I'm all for preserving helium, but sensationalist BS doesn't help.

> On the surface of the Earth, the escape velocity is about 11.2 km/s

https://en.wikipedia.org/wiki/Escape_velocity

The thermal velocity (at room temperature) of He is 1.245 km/s

https://en.wikipedia.org/wiki/Thermal_velocity

There is no way that Helium reaches escape velocity without some sort of mechanical assistance.

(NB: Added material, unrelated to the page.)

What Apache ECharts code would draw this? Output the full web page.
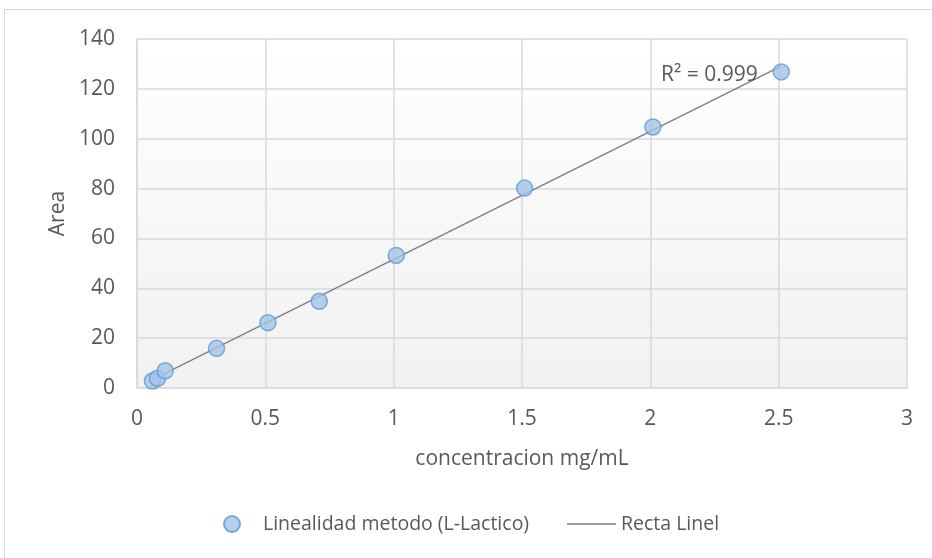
<!DOCTYPE html>
<html><head><meta charset="utf-8">
<script src="https://cdn.jsdelivr.net/npm/echarts@6/dist/echarts.min.js"></script>
<style>html,body{margin:0;padding:0;background:#fff}#c{width:932px;height:558px}</style>
</head><body><div id="c"></div>
<script>
const concentracion = [0.06, 0.08, 0.11, 0.31, 0.51, 0.71, 1.01, 1.51, 2.01, 2.51];
const area = [2.8, 3.9, 6.9, 15.9, 26.2, 34.8, 53.2, 80.2, 104.7, 126.8];
const seriesName = 'Linealidad metodo (L-Lactico)';
const trendName = 'Recta Linel';
const r2Label = 'R² = 0.999';

// linear regression for the trendline
const n = concentracion.length;
const mx = concentracion.reduce((a,b)=>a+b,0)/n;
const my = area.reduce((a,b)=>a+b,0)/n;
let sxy=0, sxx=0;
for (let i=0;i<n;i++){ sxy+=(concentracion[i]-mx)*(area[i]-my); sxx+=(concentracion[i]-mx)**2; }
const slope = sxy/sxx, intercept = my - slope*mx;
const xmin = Math.min(...concentracion), xmax = Math.max(...concentracion);
const trend = [[xmin, intercept+slope*xmin],[xmax, intercept+slope*xmax]];

const font = 'Open Sans';
const fs = 21;
const lfs = 19.5;
const txt = '#595959';
const chart = echarts.init(document.getElementById('c'));
chart.setOption({
  animation:false,
  textStyle:{fontFamily:font},
  graphic:[{type:'rect', shape:{x:4.5,y:9.5,width:1000,height:600}, style:{fill:'none',stroke:'#d9d9d9',lineWidth:1}, z:-10}],
  grid:{left:137, top:39, right:25, bottom:170, show:true, borderWidth:0,
    backgroundColor:{type:'linear',x:0,y:0,x2:0,y2:1,colorStops:[{offset:0,color:'#ffffff'},{offset:1,color:'#f1f1f1'}]}},
  xAxis:{type:'value', min:0, max:3, interval:0.5,
    name:'concentracion mg/mL', nameLocation:'middle', nameGap:61,
    nameTextStyle:{fontSize:fs, color:txt, fontFamily:font},
    axisLine:{show:true, lineStyle:{color:'#d9d9d9', width:1.5}},
    axisTick:{show:false},
    axisLabel:{fontSize:fs, color:txt, margin:21, formatter:v=>String(v)},
    splitLine:{show:true, lineStyle:{color:'#d9d9d9', width:1.5}}},
  yAxis:{type:'value', min:0, max:140, interval:20,
    name:'Area', nameLocation:'middle', nameGap:68, nameRotate:90,
    nameTextStyle:{fontSize:fs, color:txt, fontFamily:font},
    axisLine:{show:true, lineStyle:{color:'#d9d9d9', width:1.5}},
    axisTick:{show:false},
    axisLabel:{fontSize:fs, color:txt, margin:22},
    splitLine:{show:true, lineStyle:{color:'#d9d9d9', width:1.5}}},
  legend:[
    {data:[{name:seriesName, icon:'circle'}], left:218, top:509, itemWidth:16, itemHeight:16,
      textStyle:{fontSize:lfs, color:txt, fontFamily:font, padding:[0,0,0,18]}},
    {data:[{name:trendName, icon:'rect'}], left:562, top:509, itemWidth:49, itemHeight:1.5,
      textStyle:{fontSize:lfs, color:txt, fontFamily:font}}
  ],
  series:[
    {name:seriesName, type:'scatter', data:concentracion.map((x,i)=>[x,area[i]]),
      symbol:'circle', symbolSize:16, z:3,
      itemStyle:{color:'#a2c3e8', borderColor:'#5b9bd5', borderWidth:1.5}},
    {name:trendName, type:'line', data:trend, symbol:'none', z:2,
      lineStyle:{color:'#808080', width:1.5}, itemStyle:{color:'#808080'},
      markPoint:{symbol:'rect', symbolSize:1, itemStyle:{color:'transparent'},
        data:[{coord:trend[1], label:{show:true, formatter:r2Label, position:'left', distance:0, offset:[-23,9], fontSize:fs, color:txt, fontFamily:font}}]}}
  ]
});
</script></body></html>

I've heard it theorized that Helium, because it is prone to float at the outer edges of the atmosphere, is particularly susceptible to being stripped away by solar winds. I don't have sufficient expertise to evaluate this claim, but it seems at least plausible. This can't be happening very much, though, or our atmosphere would much more closely resemble that of Mars, which lacks a protective magnetosphere.



> There is no way that Helium reaches escape velocity without some sort of mechanical assistance.

Thermal velocity is an average - there is a distribution of velocities around this average. It says that right in the article you linked to.

At the high end of the distribution, some Helium atoms will indeed have velocities greater than the Earth's escape velocity.


I had this impression as well, but there's something else going on. If you run the numbers, at T=293, there's a negligible fraction above 5 km/s. The atmospheric loss models typically use an exosphere temperature of T=1000, but again, negligible fraction above 10 km/s.

However, there were some contradictions I couldn't immediately understand. This source [1] says "Only about one in a million helium atoms is lost from Earth via Jeans’ escape.". But it also cites a plot from [2] showing the rule-of-thumb for Jeans' escape: 1/6th the escape velocity vs the RMS thermal velocity. In this case, He has an RMS velocity of 2.5 km/s at T=1000, which is greater than 1.9 km/s.

[1] https://geosci.uchicago.edu/~kite/doc/Catling2009.pdf [2] http://geosci.uchicago.edu/~kite/doc/Catling_and_Kasting_ch_...


Agreed the article is not very clear. From the context of the surrounding paragraph though, I think it means one in a million helium atoms is lost via Jeans’ escape every year. Which would obviously be quite a significant factor on any geological timescale.


Helium does escape the atmosphere, a naive comparison of average heat velocities notwithstanding. The linked articles say as much, along with https://en.wikipedia.org/wiki/Atmospheric_escape



I believe it gets much hotter in the upper atmosphere. Though there isn't much actual matter there.